On the same day House Democrats passed their version of the bill in March without a single Republican vote, and one Democratic defector, Minnesota's Tom Emmer, the fourth-ranking Republican in the House, issued a statement saying that "223 Democrats are permanently on record for sponsoring a bill that would erode state control of their elections and provide government funding for partisan campaigns."

There's an urgency behind the bill, Sen. Tina Smith said in an interview. But the difficulties moving forward aren't lost on the Minnesota Democrat.

"We won't know what happens until this bill ultimately comes up for a vote, and I am sure that one way or another we're going to have an opportunity to vote on this bill, and people are going to be held accountable for how they vote," Smith said.

House Democrats from Minnesota were equally realistic about the bill's chances.

"Recent history would indicate that very little can pass through the Senate considering the Senate's rules," Rep. Dean Phillips said in an interview, adding "I'm hopeful, but I'm not confident."

Rep. Angie Craig admitted, "It's going to be tough in the Senate, I know. But this and the John Lewis Voting Rights Act are the two most important bills this Congress will address."

In the Senate, Klobuchar, Majority Leader Chuck Schumer of New York and Sen. Jeff Merkley of Oregon lead a charge that has yet to gain guaranteed support from Democrat Joe Manchin. The bill has no declared Republican support yet needs at least 10 Republicans to end a filibuster that could stop its passage.

The changes Klobuchar is now proposing to the bill do little to mend a fractured Congress, said Lara Brown, who directs George Washington University's Graduate School of Political Management.

Klobuchar's suggested changes "are about details," she said. "The problem is that Republicans are against the provisions."

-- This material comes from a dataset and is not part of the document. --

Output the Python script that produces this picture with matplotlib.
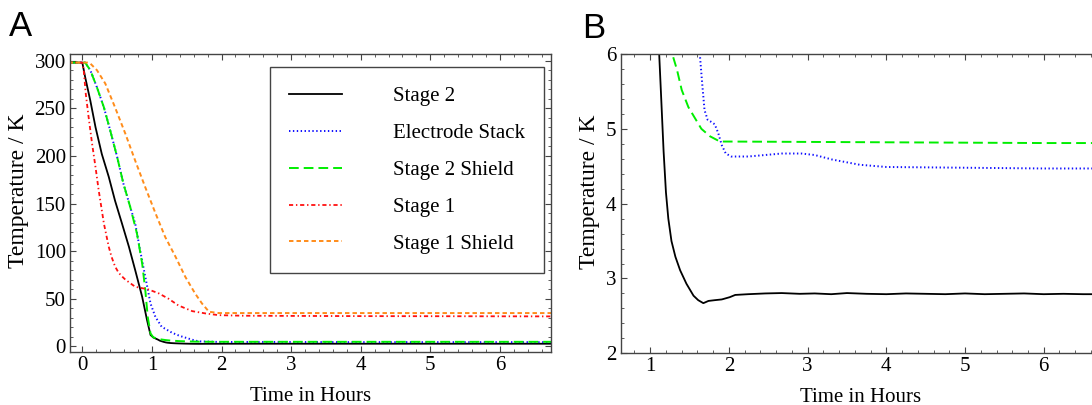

Brown sees no way that this bill or the less expansive voting rights bill named for the late Rep. John Lewis will pass this year or next. Instead, she predicts the voting process will become the issue that determines the outcome of the 2022 midterms. Republicans will argue for restrictions based on what Brown called Trump's "lies" about election fraud. Democrats, she said, will argue against what they claim is voter suppression although no proof exists yet that new state initiatives will limit the number of votes cast.

Whatever the outcome, Schier thinks Klobuchar's handling of the For the People Act will enhance her reputation by helping start a debate that "will be actively considered in future years."

Klobuchar "should pass the bill [out of the Rules Committee] if she can, even with a partisan vote," Schier said. "Then, it's not her problem any more; it's Schumer's."